Before Rachel could protest, I said, “Look Rachel, meet me at the Starbucks around the corner. Take your time.” I left, lugging the bag of books with me. My insides churned. Either the clerks stared at me as if they couldn’t believe someone like me would dare walk in their store or they ignored me entirely. Like the rest of the world. “I’m a person,” I yelled as I crossed the street. A homeless guy pushing a cart full of junk gave me a scared look. Great. Now I’m scaring the homeless. Nice job, Cassie. At least he noticed me.

At Starbucks, I ordered a Caramel Macchiato with extra caramel for myself and a non-fat latte for Rachel. I stood waiting for the order. The guy at the counter was a lean, romantic poet, curly-haired—oh my Gawd—his green eyes hidden behind tortoiseshell glasses that kept slipping down his nose—way cute. I chewed on my lower lip. Should I ask him out? I took a deep breath.

“Hi, I’m Cassie,” I said. “What’s your major?” Great opening line, Cass. Original. I felt my cheeks get hot as he handed me both drinks.

“English. I’m a poet.” I knew it! “I’m Blake. What about you?”

“Creative writing, fiction,” I lied.

“Cool.” Now’s my chance. Go for it.

“I . . .” But before I could say more Rachel walked up to me. She gave me one of her brilliant two hundred watt smiles, whipping off her glasses with a fluid motion. “Great, you got me a coffee, thanks.” She smiled again, this time at Blake. He looked stunned. “Hi,” she said, being her usual friendly self.

“Hi,” he said, looking as if he would faint dead on the spot that someone like Rachel would deign to talk to him. She grabbed her coffee and turned around.

“Wait,” he said. I knew what was coming.

“What?” she asked.

“Could I have your number?”

“You in college?” she asked, scrutinizing him. He nodded.

“Great, got your phone? I’ll put it in for you.” She reached out as he handed her his iPhone, and punched in her number and handed it back.

“All set. What’s your name?”

“Blake, Blake Carrlington.”

“Hi, Blake, I’m Rachel Song.” She took my arm, steering me away from the counter to a table. “Wait until you see what I bought, it’ll be perfect for my date with Brad.”

“Blake,” I said with a dejected tone.

“Whatever.” She waved a hand in the air. Blake waved back, thinking she’d waved at him. She turned her chair so she faced the window overlooking the street. “I hope he’s not going to be one of the needy ones.” I glanced back over at him. He was my type, not hers. If I didn’t know her better, I’d think she was doing it on purpose. I sighed loudly.

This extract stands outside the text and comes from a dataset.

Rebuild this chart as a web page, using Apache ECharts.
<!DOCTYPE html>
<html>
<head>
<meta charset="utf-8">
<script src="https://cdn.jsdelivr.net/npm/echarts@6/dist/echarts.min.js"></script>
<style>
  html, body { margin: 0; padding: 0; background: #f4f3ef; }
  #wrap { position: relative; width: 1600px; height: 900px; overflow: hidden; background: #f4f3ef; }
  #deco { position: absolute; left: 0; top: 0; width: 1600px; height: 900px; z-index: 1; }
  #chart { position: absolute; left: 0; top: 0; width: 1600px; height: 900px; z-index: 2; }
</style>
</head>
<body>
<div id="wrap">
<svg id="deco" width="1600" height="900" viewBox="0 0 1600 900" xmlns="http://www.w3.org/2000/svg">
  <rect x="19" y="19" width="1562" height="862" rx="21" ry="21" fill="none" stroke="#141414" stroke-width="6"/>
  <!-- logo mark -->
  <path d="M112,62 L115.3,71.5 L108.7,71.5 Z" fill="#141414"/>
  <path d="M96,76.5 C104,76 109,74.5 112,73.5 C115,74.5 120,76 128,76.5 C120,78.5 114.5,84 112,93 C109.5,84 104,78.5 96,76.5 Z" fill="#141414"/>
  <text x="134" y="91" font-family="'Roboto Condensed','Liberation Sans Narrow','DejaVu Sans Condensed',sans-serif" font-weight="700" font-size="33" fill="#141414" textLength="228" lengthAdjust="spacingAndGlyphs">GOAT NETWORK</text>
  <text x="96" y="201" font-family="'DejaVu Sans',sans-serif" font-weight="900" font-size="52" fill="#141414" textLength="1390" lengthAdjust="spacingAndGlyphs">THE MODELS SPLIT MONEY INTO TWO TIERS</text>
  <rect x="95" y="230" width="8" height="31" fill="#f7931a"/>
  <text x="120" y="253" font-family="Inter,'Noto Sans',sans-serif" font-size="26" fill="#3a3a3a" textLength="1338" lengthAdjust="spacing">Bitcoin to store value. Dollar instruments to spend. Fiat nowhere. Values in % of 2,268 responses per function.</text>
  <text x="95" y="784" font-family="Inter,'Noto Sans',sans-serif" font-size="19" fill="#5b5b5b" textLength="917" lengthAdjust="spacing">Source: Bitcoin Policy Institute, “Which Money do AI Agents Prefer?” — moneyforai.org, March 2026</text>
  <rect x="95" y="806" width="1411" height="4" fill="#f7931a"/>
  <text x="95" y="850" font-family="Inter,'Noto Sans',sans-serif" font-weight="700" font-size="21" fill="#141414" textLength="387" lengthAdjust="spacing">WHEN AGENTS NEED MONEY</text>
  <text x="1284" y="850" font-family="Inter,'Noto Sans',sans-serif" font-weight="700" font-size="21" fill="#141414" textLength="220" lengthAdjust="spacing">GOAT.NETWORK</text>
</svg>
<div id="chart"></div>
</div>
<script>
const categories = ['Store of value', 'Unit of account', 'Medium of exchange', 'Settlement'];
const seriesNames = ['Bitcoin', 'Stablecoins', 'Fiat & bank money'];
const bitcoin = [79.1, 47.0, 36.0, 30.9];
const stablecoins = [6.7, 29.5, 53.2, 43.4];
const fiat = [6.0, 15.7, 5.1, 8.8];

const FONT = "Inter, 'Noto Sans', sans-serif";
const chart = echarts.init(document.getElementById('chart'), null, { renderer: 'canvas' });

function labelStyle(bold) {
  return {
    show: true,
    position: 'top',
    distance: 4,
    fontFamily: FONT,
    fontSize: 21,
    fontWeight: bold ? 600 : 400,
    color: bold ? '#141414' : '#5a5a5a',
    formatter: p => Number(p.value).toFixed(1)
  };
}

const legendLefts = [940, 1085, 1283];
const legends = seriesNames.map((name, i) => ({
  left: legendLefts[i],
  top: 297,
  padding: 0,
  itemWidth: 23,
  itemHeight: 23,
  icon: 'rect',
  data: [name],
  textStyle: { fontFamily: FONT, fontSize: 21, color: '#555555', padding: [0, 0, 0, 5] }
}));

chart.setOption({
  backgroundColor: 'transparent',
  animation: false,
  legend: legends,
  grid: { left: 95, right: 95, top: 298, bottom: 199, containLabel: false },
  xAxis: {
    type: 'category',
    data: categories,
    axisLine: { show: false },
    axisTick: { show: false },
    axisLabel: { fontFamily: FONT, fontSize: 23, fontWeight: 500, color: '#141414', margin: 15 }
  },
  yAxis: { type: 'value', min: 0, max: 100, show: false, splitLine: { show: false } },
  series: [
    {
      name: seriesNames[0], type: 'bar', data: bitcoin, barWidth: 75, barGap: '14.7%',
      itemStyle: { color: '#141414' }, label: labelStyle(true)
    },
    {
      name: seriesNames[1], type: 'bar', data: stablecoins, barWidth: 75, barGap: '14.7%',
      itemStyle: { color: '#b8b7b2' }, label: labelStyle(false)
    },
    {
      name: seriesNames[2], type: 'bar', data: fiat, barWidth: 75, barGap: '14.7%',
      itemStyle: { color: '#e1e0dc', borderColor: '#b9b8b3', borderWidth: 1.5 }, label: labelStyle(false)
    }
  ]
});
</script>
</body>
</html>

“What’s wrong?” she asked, brushing her hair behind her right ear. I shook my head, rummaging in the bag for my book. I took it out. Rachel did the same, taking out a romance book with a half-naked man adorning the gaudy red and pink cover. Jeez. We both became engrossed in our books. After a few minutes, I got an epiphany. A big one. I slammed my book down on the table, which would’ve been more impressive had the book not been so thin.

“Shit, you scared me,” Rachel said.

“This is it,” I said. “This is my purpose in life.”

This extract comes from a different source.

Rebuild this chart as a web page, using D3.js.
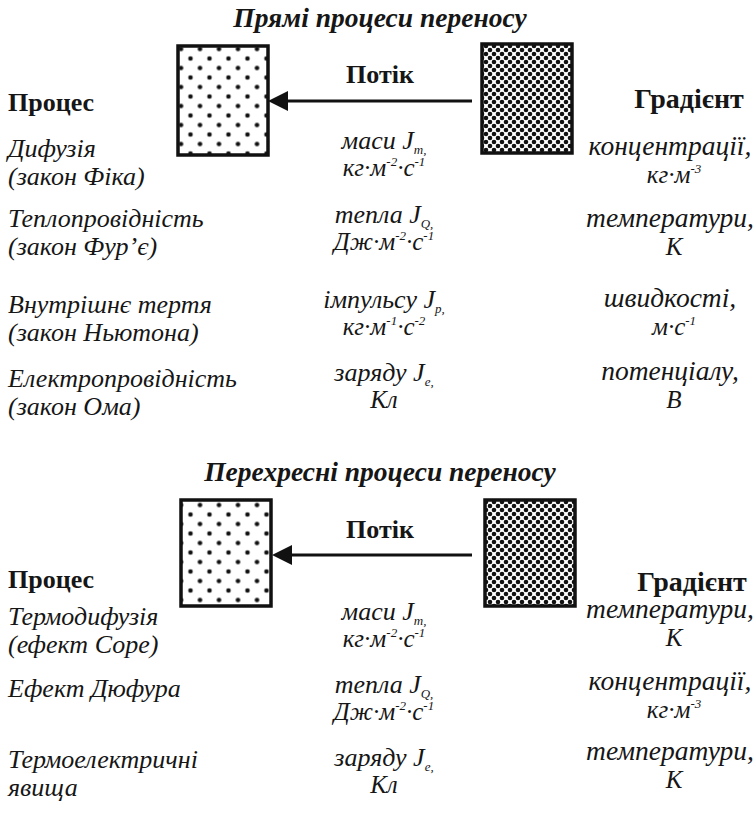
<!DOCTYPE html>
<html><head><meta charset="utf-8">
<script src="https://cdn.jsdelivr.net/npm/d3@7"></script>
<style>
html,body{margin:0;padding:0;background:#fff;}
svg{display:block;}
</style></head>
<body>
<script>
// ---------- DATA ----------
const sectionTitles = ["Прямі процеси переносу", "Перехресні процеси переносу"];
const headerProcess = "Процес";
const headerFlux = "Потік";
const headerGradient = "Градієнт";

// direct transfer processes
const directProcessLine1 = ["Дифузія", "Теплопровідність", "Внутрішнє тертя", "Електропровідність"];
const directProcessLine2 = ["(закон Фіка)", "(закон Фур’є)", "(закон Ньютона)", "(закон Ома)"];
const directFluxWord = ["маси", "тепла", "імпульсу", "заряду"];
const directFluxSub = ["m,", "Q,", "p,", "e,"];
const directFluxUnit = ["кг·м^-2·с^-1", "Дж·м^-2·с^-1", "кг·м^-1·с^-2", "Кл"];
const directGradWord = ["концентрації,", "температури,", "швидкості,", "потенціалу,"];
const directGradUnit = ["кг·м^-3", "К", "м·с^-1", "В"];

// cross transfer processes
const crossProcessLine1 = ["Термодифузія", "Ефект Дюфура", "Термоелектричні"];
const crossProcessLine2 = ["(ефект Соре)", "", "явища"];
const crossFluxWord = ["маси", "тепла", "заряду"];
const crossFluxSub = ["m,", "Q,", "e,"];
const crossFluxUnit = ["кг·м^-2·с^-1", "Дж·м^-2·с^-1", "Кл"];
const crossGradWord = ["температури,", "концентрації,", "температури,"];
const crossGradUnit = ["К", "кг·м^-3", "К"];

// ---------- LAYOUT ----------
const W = 756, H = 816;
const INK = "#161616";
const svg = d3.select("body").append("svg").attr("width", W).attr("height", H)
  .attr("font-family", "Liberation Serif").attr("fill", INK);

const defs = svg.append("defs");
// sparse (low concentration) dot pattern
const pSparse = defs.append("pattern").attr("id", "sparse").attr("patternUnits", "userSpaceOnUse")
  .attr("width", 19).attr("height", 19).attr("x", 0.5).attr("y", 1.5);
[[0, 0], [9.5, 9.5], [19, 0], [0, 19], [19, 19]].forEach(([x, y]) =>
  pSparse.append("circle").attr("cx", x).attr("cy", y).attr("r", 2.3).attr("fill", "#111"));
// dense (high concentration) dot pattern
const pDense = defs.append("pattern").attr("id", "dense").attr("patternUnits", "userSpaceOnUse")
  .attr("width", 8).attr("height", 8).attr("x", 2).attr("y", 2);
[[0, 0], [4, 4], [8, 0], [0, 8], [8, 8]].forEach(([x, y]) =>
  pDense.append("circle").attr("cx", x).attr("cy", y).attr("r", 2.3).attr("fill", "#111"));

function rich(sel, str, size, supSize) {
  const parts = str.split(/(\^-?\d+)/).filter(s => s.length);
  let raised = false;
  parts.forEach(p => {
    if (p[0] === "^") {
      sel.append("tspan").attr("font-size", supSize).attr("dy", -10).text(p.slice(1));
      raised = true;
    } else {
      const t = sel.append("tspan").attr("font-size", size).text(p);
      if (raised) { t.attr("dy", 10); raised = false; }
    }
  });
}

const xLeft = 8, xMid = 384, xRight = 670;
const fsLeft = 26, fsMid = 26, fsUnit = 25, fsRight = 27.5, fsSmall = 13;

const sections = [
  {
    title: sectionTitles[0], titleY: 27,
    boxL: [178, 46, 90, 109], boxR: [482, 44, 90, 109], arrowY: 101, arrowX: [472, 268],
    fluxY: 83, procHeadY: 111, gradHeadX: 689, gradHeadY: 108,
    p1: directProcessLine1, p2: directProcessLine2, fw: directFluxWord, fs: directFluxSub, fu: directFluxUnit,
    gw: directGradWord, gu: directGradUnit,
    yLeft: [157, 227, 313, 387], yMid: [149, 223, 308, 381], yRight: [155, 227, 307, 380]
  },
  {
    title: sectionTitles[1], titleY: 481,
    boxL: [181, 500, 90, 106], boxR: [485, 500, 90, 106], arrowY: 555, arrowX: [472, 272],
    fluxY: 538, procHeadY: 588, gradHeadX: 692, gradHeadY: 591,
    p1: crossProcessLine1, p2: crossProcessLine2, fw: crossFluxWord, fs: crossFluxSub, fu: crossFluxUnit,
    gw: crossGradWord, gu: crossGradUnit,
    yLeft: [625, 697, 768], yMid: [620, 693, 766], yRight: [618, 690, 760]
  }
];

sections.forEach(s => {
  const g = svg.append("g");
  const idx = d3.range(s.p1.length);
  const yL = d3.scaleOrdinal().domain(idx).range(s.yLeft);
  const yM = d3.scaleOrdinal().domain(idx).range(s.yMid);
  const yR = d3.scaleOrdinal().domain(idx).range(s.yRight);

  g.append("text").attr("x", 380).attr("y", s.titleY).attr("text-anchor", "middle")
    .attr("font-size", 27.5).attr("font-weight", "bold").attr("font-style", "italic").text(s.title);

  // boxes
  g.append("rect").attr("x", s.boxL[0]).attr("y", s.boxL[1]).attr("width", s.boxL[2]).attr("height", s.boxL[3])
    .attr("fill", "url(#sparse)").attr("stroke", "#111").attr("stroke-width", 3.5);
  g.append("rect").attr("x", s.boxR[0]).attr("y", s.boxR[1]).attr("width", s.boxR[2]).attr("height", s.boxR[3])
    .attr("fill", "url(#dense)").attr("stroke", "#111").attr("stroke-width", 3.5);

  // arrow
  g.append("line").attr("x1", s.arrowX[0]).attr("y1", s.arrowY).attr("x2", s.arrowX[1] + 19).attr("y2", s.arrowY)
    .attr("stroke", "#111").attr("stroke-width", 3);
  g.append("path").attr("d", d3.line()([[s.arrowX[1], s.arrowY], [s.arrowX[1] + 20, s.arrowY - 10], [s.arrowX[1] + 20, s.arrowY + 10]]) + "Z")
    .attr("fill", "#111");

  g.append("text").attr("x", 380).attr("y", s.fluxY).attr("text-anchor", "middle")
    .attr("font-size", 26).attr("font-weight", "bold").text(headerFlux);
  g.append("text").attr("x", xLeft).attr("y", s.procHeadY)
    .attr("font-size", 26).attr("font-weight", "bold").text(headerProcess);
  g.append("text").attr("x", s.gradHeadX).attr("y", s.gradHeadY).attr("text-anchor", "middle")
    .attr("font-size", 28).attr("font-weight", "bold").text(headerGradient);

  idx.forEach(i => {
    // left
    g.append("text").attr("x", xLeft).attr("y", yL(i)).attr("font-size", fsLeft).attr("font-style", "italic").text(s.p1[i]);
    if (s.p2[i]) g.append("text").attr("x", xLeft).attr("y", yL(i) + 28).attr("font-size", fsLeft).attr("font-style", "italic").text(s.p2[i]);

    // middle
    const t1 = g.append("text").attr("x", xMid).attr("y", yM(i)).attr("text-anchor", "middle").attr("font-style", "italic");
    t1.append("tspan").attr("font-size", fsMid).text(s.fw[i] + " J");
    t1.append("tspan").attr("font-size", fsSmall).attr("dy", 5).text(s.fs[i]);
    const t2 = g.append("text").attr("x", xMid).attr("y", yM(i) + 27).attr("text-anchor", "middle").attr("font-style", "italic");
    rich(t2, s.fu[i], fsUnit, fsSmall);

    // right
    g.append("text").attr("x", xRight).attr("y", yR(i)).attr("text-anchor", "middle").attr("font-size", fsRight).attr("font-style", "italic").text(s.gw[i]);
    const t3 = g.append("text").attr("x", xRight + 4).attr("y", yR(i) + 28).attr("text-anchor", "middle").attr("font-style", "italic");
    rich(t3, s.gu[i], fsUnit, fsSmall);
  });
});
</script>
</body></html>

“What is?” Rachel’s eyes went back to her book. She’d heard it all before from me. At various times in my life, I wanted to be a ballerina—too short and I’ve never taken ballet—a pastry chef—can’t cook, an astronomer—failed Calculus—twice, a biologist—can’t see a thing in those microscopes, or any number of other careers I fancied at the time. My new career choice was to be a writer. I’d written poetry and short stories, but never felt confident enough to try and get anything published. Still, it was the one that had stuck the longest so far.

“This is. Rach, pay attention.” I tapped the book to get her interest. Her glance drifted over to me.

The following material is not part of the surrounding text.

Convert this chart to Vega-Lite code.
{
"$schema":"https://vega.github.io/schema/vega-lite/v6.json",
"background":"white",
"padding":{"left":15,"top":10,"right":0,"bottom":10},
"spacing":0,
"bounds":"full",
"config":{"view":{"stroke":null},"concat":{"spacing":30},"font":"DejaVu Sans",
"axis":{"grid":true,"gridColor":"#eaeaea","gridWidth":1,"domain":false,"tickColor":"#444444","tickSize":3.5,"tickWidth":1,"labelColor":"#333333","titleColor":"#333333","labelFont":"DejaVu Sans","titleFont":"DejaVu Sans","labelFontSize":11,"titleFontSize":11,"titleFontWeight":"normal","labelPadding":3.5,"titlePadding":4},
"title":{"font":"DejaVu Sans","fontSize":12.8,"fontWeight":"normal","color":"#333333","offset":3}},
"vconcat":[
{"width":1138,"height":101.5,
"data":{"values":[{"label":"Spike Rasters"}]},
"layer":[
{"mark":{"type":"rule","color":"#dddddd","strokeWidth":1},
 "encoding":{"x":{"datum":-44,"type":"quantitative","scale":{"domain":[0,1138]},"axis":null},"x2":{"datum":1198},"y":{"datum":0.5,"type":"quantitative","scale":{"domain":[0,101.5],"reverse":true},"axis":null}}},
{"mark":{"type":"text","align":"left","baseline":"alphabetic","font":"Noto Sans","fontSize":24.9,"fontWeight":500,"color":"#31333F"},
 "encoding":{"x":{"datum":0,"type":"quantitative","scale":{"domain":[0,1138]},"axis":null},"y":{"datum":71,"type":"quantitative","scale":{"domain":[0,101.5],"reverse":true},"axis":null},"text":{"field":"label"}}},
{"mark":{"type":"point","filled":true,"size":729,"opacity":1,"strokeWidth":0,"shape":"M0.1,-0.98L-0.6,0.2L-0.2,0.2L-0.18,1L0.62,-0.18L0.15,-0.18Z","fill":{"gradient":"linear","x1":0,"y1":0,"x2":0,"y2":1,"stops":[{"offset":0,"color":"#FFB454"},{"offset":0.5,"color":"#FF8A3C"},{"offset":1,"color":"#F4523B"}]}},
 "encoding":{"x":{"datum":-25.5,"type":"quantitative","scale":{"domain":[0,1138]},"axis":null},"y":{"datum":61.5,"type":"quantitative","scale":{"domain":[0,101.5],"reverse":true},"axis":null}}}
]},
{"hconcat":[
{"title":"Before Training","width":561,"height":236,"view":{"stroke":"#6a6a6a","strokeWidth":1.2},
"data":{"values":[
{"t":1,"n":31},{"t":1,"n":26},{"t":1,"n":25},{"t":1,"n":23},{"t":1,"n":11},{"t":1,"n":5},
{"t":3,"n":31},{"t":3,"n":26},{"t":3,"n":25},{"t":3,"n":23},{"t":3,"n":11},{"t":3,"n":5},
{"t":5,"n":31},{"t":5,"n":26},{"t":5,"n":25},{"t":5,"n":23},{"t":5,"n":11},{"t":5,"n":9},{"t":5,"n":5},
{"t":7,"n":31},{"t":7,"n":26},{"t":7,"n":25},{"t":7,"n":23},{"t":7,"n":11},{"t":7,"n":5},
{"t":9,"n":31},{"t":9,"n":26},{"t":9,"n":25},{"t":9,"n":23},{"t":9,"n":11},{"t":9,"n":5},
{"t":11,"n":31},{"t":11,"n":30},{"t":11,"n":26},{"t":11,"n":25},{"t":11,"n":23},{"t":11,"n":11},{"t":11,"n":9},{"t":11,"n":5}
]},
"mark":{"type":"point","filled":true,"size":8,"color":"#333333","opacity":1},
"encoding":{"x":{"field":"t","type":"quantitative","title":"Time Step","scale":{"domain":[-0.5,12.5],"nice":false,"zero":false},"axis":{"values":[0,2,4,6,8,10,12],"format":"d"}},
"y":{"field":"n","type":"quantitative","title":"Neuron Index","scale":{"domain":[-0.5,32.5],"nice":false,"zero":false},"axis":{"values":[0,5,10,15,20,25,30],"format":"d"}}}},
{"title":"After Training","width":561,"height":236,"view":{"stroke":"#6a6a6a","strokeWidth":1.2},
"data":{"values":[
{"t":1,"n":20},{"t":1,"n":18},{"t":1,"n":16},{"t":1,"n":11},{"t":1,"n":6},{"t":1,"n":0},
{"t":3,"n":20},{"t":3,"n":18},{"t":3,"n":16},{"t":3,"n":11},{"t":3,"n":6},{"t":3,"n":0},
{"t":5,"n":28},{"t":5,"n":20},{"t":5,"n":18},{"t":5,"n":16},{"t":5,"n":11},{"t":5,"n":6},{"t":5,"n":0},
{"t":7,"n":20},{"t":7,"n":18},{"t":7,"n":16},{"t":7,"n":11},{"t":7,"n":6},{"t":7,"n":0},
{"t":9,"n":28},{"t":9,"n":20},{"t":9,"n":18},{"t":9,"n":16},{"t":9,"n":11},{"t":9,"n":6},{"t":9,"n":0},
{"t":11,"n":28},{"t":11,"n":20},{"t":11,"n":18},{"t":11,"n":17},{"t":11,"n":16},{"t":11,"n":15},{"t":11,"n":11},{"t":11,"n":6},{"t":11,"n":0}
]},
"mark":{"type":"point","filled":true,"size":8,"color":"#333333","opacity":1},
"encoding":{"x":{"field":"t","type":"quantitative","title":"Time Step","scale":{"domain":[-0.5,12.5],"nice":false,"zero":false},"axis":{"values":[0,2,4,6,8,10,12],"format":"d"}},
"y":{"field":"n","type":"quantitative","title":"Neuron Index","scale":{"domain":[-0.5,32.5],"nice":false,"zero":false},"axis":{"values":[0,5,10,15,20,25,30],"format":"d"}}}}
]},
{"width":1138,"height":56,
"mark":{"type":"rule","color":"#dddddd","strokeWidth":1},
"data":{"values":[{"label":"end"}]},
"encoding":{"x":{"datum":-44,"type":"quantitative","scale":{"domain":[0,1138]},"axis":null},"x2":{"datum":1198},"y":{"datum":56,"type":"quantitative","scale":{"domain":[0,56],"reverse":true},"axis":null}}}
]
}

She was already lost in whatever romantic world the writer had given her. “I am. What?”

“I am going to do what this book says.”

“What does it say?” She glanced at her book. She wanted to get back to reading it.

“About becoming famous in ten days. I’m starting tomorrow. In less than two weeks, everyone will know my name.”

“Okay,” she said, picking up her book again. She took a sip of her coffee.

I pulled a half torn Post-it pad from my bag. I scribbled notes on it as I opened the book again. I couldn’t wait to get home and set out on my path to becoming famous.